Annette Watson Parmelee (April 7, 1865 - August 1, 1924) was an active suffragist from Vermont. She was involved with legislative issues relating to women's suffrage and the temperance movement. Parmelee was known as the "Suffragette Hornet" in her home state.

== Biography ==
Annette Watson was born in Washington, Vermont to Jefferson and Carrie Watson in April 7, 1865. Her parents were farmers and ensured that she received a good education and "religious training." She studied teaching at Goddard Seminary in Barre, Vermont. After teaching for a few years, she went on to train as a nurse at the Mary Fletcher Hospital in Burlington, Vermont. She graduated from the nursing training program in 1885.

She married Edward J. Parmelee on December 25, 1889. After she was married, Parmelee stopped working as a nurse and became very involved with the local Methodist Episcopal Church in Enosburgh, Vermont. She became an active member of the Women's Home Missionary Society and the Woman's Christian Temperance Union (WCTU). She went on to advocate for women's suffrage through the WCTU, believing that the woman's vote would help advance the temperance cause.

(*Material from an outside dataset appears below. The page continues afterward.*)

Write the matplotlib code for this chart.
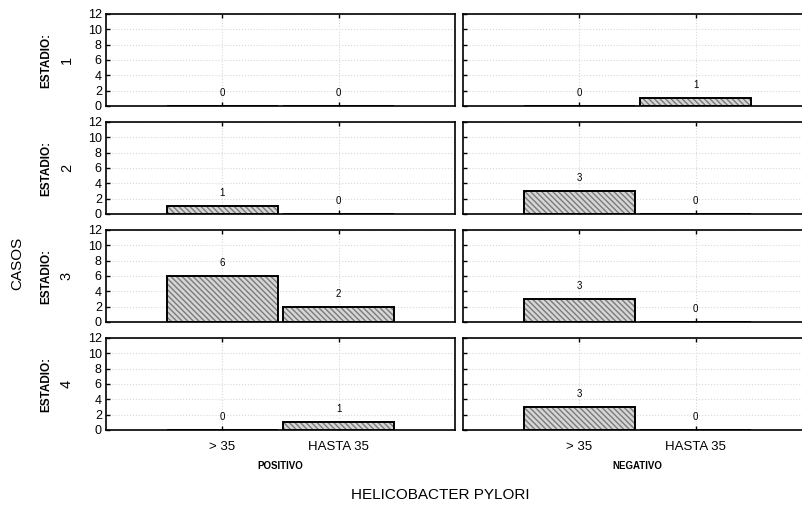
import numpy as np
import matplotlib.pyplot as plt

plt.rcParams['font.family'] = ['Liberation Sans', 'DejaVu Sans']

categorias = ['> 35', 'HASTA 35']
estadios = ['1', '2', '3', '4']
grupos = ['POSITIVO', 'NEGATIVO']

# casos por estadio: [> 35, HASTA 35]
positivo = [[0, 0], [1, 0], [6, 2], [0, 1]]
negativo = [[0, 1], [3, 0], [3, 0], [3, 0]]
datos = [positivo, negativo]

W, H = 803, 509
fig = plt.figure(figsize=(W / 100, H / 100), dpi=100)

col_x = [106, 463]
col_w = 349
extra = 30  # el panel derecho queda cortado por el borde de la imagen
fila_b = [106, 214, 322, 430]
fila_h = 92

x = np.arange(len(categorias))

for c in range(2):
    for f in range(4):
        ancho = col_w + (extra if c == 1 else 0)
        ax = fig.add_axes([col_x[c] / W, 1 - fila_b[f] / H, ancho / W, fila_h / H])
        vals = datos[c][f]
        # relleno rayado
        ax.bar(x, vals, width=0.95, color='#d6d6d6', edgecolor='#7a7a7a',
               hatch='\\\\\\\\\\\\', linewidth=0, zorder=2)
        # contorno
        ax.bar(x, vals, width=0.95, fill=False, edgecolor='black',
               linewidth=1.4, zorder=3)
        for xi, v in zip(x, vals):
            ax.text(xi, v + 1.7, str(v), ha='center', va='center',
                    fontsize=7, zorder=4)
        ax.set_xlim(-1, 2 + 3 * (ancho - col_w) / col_w)
        ax.set_ylim(0, 12)
        ax.set_yticks(range(0, 13, 2))
        ax.set_xticks(x)
        ax.grid(True, color='#d8d8d8', linestyle=':', linewidth=0.8, zorder=0)
        ax.tick_params(direction='in', length=3, width=1, top=True,
                       labelsize=9, pad=3)
        ax.tick_params(axis='x', pad=8, labelsize=9.5)
        for s in ax.spines.values():
            s.set_linewidth(1.2)
        if c == 1:
            ax.set_yticklabels([])
        else:
            ax.text(-0.17, 0.5, 'ESTADIO:', transform=ax.transAxes,
                    rotation=90, ha='center', va='center', fontsize=8.5,
                    fontweight='bold')
            ax.text(-0.112, 0.5, estadios[f], transform=ax.transAxes,
                    rotation=90, ha='center', va='center', fontsize=10.5)
        if f == 3:
            ax.set_xticklabels(categorias)
        else:
            ax.set_xticklabels([])

for c in range(2):
    fig.text((col_x[c] + col_w / 2) / W, 1 - 466 / H, grupos[c], ha='center',
             va='center', fontsize=7, fontweight='bold')

fig.text(17 / W, 1 - 263 / H, 'CASOS', rotation=90, ha='center', va='center',
         fontsize=11)
fig.text(440 / W, 1 - 495 / H, 'HELICOBACTER PYLORI', ha='center', va='center',
         fontsize=11)

fig.savefig('out.png', dpi=100)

In 1900, Parmelee attended the annual convention of the state suffrage association. Parmelee became the press secretary for this group, now known as the Vermont Equal Suffrage Association (VESA), in 1907. In 1908, Parmelee was able to show "that she had written every newspaper editor in the state and had received several replies." Parmelee was well-known for her literary wit throughout the state. Parmelee was very active in women's suffrage in the state between 1910 and 1911, when she sent out mail, circulars, and leaflets all over the state. She provided copies of the Women's Journal to relevant school and state libraries and created her own pamphlet about suffrage: Seventeen Reasons Why Women Should Vote.

As an advocate for women's suffrage, Parmelee became so well-known in the state legislature, that she was known as the "Suffragette Hornet" in the statehouse. Parmelee spoke in favor of the Municipal women's suffrage bill in 1908. She addressed the state assembly chamber in November of 1910. Parmelee was one of 460 women who demanded in August of 1920 that the Vermont governor, Percival W. Clement call a special session to ratify the Nineteenth Amendment to grant women the right to vote. After women earned the right to vote, she became active in the state chapter of the League of Women Voters.

Parmelee died on August 1, 1924 after a year's long illness. She was buried at Missisquoi Cemetery.